Vidas Negras Importam
Em mais uma importante e paradigmática decisão, o Supremo Tribunal Federal (STF) declarou, no último dia 18 de dezembro, por unanimidade, a existência de racismo estrutural no Brasil e a sistemática violação de direitos fundamentais da população negra. O julgamento da ADPF das Vidas Negras, como ficou conhecida a ação, finalmente nomeia o óbvio e endereça o tema, impondo ao Poder Executivo uma série de obrigações para além das medidas já adotadas para superar esse quadro histórico, como a elaboração de um novo plano nacional de combate ao racismo estrutural, incluindo ações concretas nas áreas da saúde, segurança pública, alimentar e proteção da vida, além da ampliação das políticas públicas de cotas raciais para acesso a oportunidades de educação e emprego e a criação de protocolos de atendimento em órgãos públicos atentos ao enfrentamento de disparidades raciais.
A decisão só reforça a importância e a urgência de aprovação, no âmbito do Poder Legislativo, da PEC 27/2024, que inclui na Constituição Federal um capítulo inteiramente dedicado à promoção da igualdade racial e institui o Fundo Nacional de Reparação Econômica e de Promoção da Igualdade Racial, destinado ao financiamento de iniciativas voltadas à promoção da igualdade de oportunidades e à inclusão social de brasileiros pretos e pardos, exatamente como as que o STF ora determinou sejam adotadas pelo Estado brasileiro. O parecer favorável à PEC da Reparação, como ficou conhecida, foi aprovado em novembro pela Comissão Especial da Câmara dos Deputados constituída para examinar a proposta, que agora está apta a ser apreciada pelo plenário da Casa. A oportuna aprovação da PEC 27/2024 pelo Congresso Nacional viabilizará a criação de mecanismos para a efetiva destinação dos recursos necessários ao cumprimento dessa decisão do STF.

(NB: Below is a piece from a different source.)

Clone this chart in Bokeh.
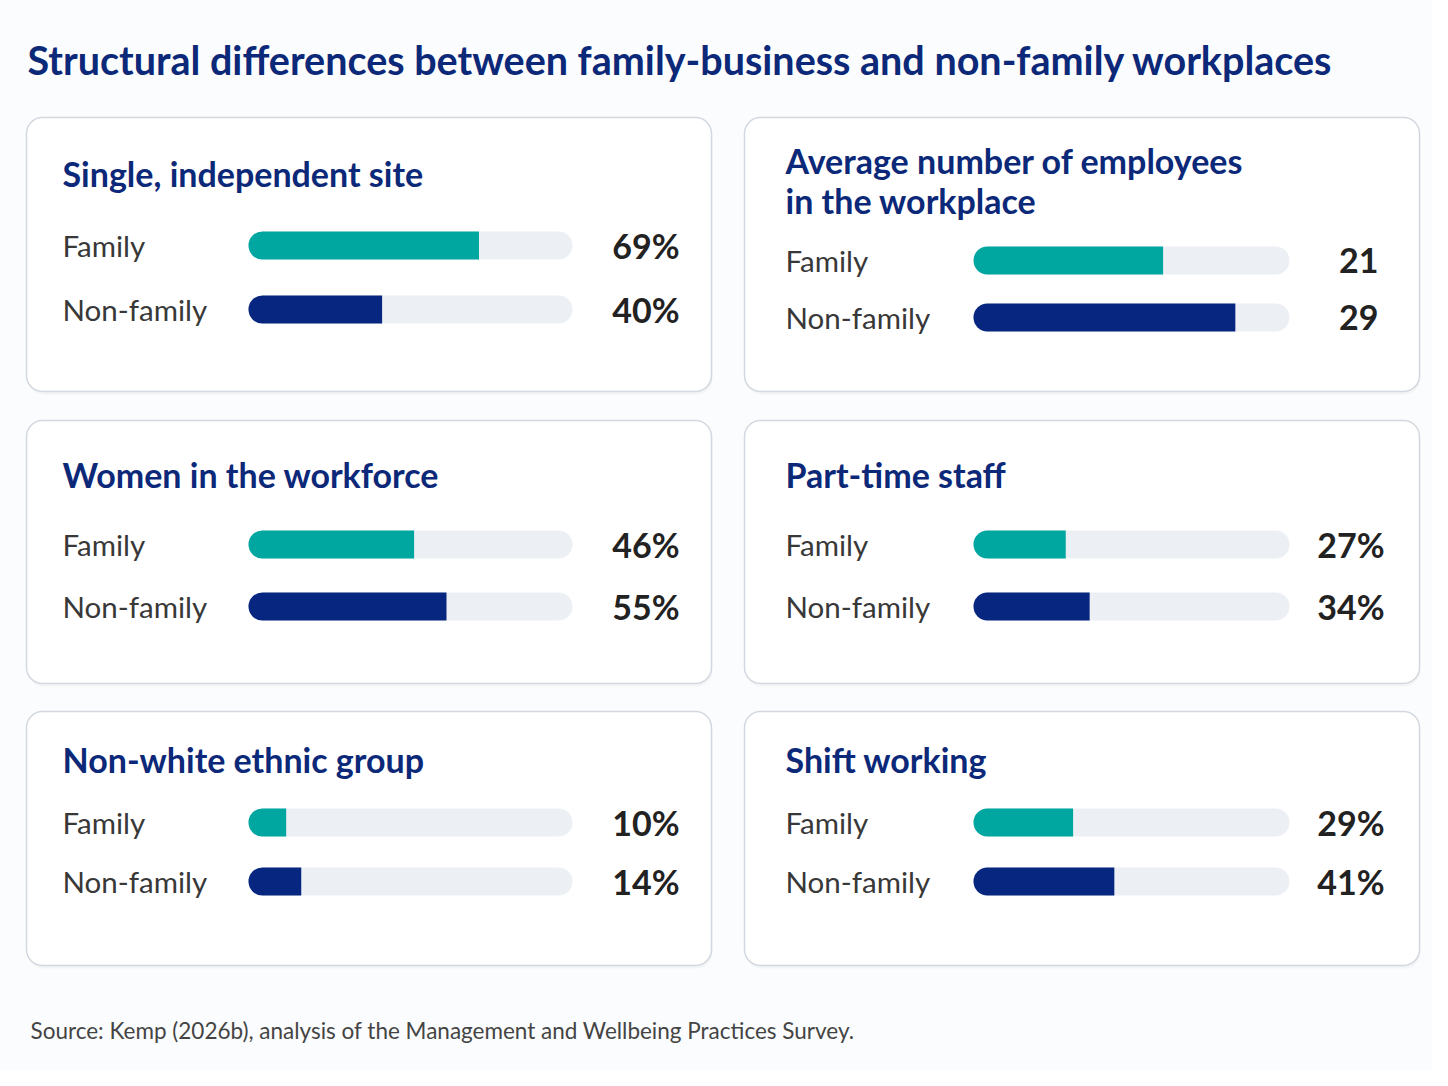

O reconhecimento jurídico do racismo estrutural pelo STF aliado a um dever de ação com efetiva responsabilização do Estado brasileiro revela mais uma decisão da Corte que vai além da retórica para conferir verdadeira concretude a diversos mandamentos da Constituição brasileira de 1988. Promulgadas há mais de 37 anos, tais normas precisam finalmente transpor a abstração simbólica do papel para se tornar realidade. O protagonismo da Corte nessa transformação tem sido crucial nos temas mais relevantes à nação, como é o enfrentamento ao racismo. Falamos aqui de protagonismo não em um sentido pejorativo ou de um suposto “ativismo” maléfico, senão de uma atuação intransigente da Corte na defesa da Constituição, papel, aliás, que lhe fora conferido pela própria Carta de 1988. Provocado para tanto, o STF vem oferecendo soluções efetivas a muitas das questões sociais mais caras ao país, o que só demonstra que (ainda) precisamos do Judiciário para realizar direitos fundamentais e mediar conflitos entre os demais Poderes. É, certamente, um diagnóstico ruim, embora comum a muitas democracias em consolidação mundo afora.
A esse propósito, é sempre bom lembrar que, no Brasil, salvo raríssimas exceções, o Judiciário age sempre sob provocação, e, quando instado a fazê-lo, tem o dever constitucional de decidir todas as ações e questões que lhe são endereçadas – daí porque a alcunha de “ativista” soa equivocada em nosso sistema jurídico. Com isso, diversos atores sociais legitimados a provocar a Corte nessas matérias, em especial representantes da sociedade civil organizada e partidos políticos – como foi o caso dessa ação, proposta por sete deles e articulada pela Coalizão Negra por Direitos, que congrega diversos movimentos sociais anti racistas – vêm de forma cada vez mais constante se utilizando desses mecanismos para instar o STF a agir como verdadeiro agente moderador dessas relações polarizadas, oferecendo soluções muitas vezes pautadas pelo simples diálogo entre o Legislativo e o Executivo, e, mais recentemente, também pela imposição de medidas concretas para sanar as violações à Constituição. Estamos aqui nos referindo, por exemplo, às recentes decisões do STF nos casos do sistema prisional, das favelas e dos descontos indevidos do INSS.
Cresce nesse cenário a adoção de meios autocompositivos de solução pelo STF, inclusive no curso de ações originalmente destinadas ao exame genérico e abstrato da compatibilidade de leis em face da Constituição. Sob a constatação de que nesses processos estruturais a mera declaração de inconstitucionalidade não basta, o STF vem assumindo o papel de impulsionar a transformação da realidade brasileira, ainda que não imune a críticas (quem, afinal, está isento a elas?). No caso do racismo estrutural, ganham, sem sombra de dúvidas, a Constituição e a sociedade brasileiras. É o anúncio, como entoava Drummond, de um novo ano como verdadeira promessa de esperança renovada. Vidas Negras Importam!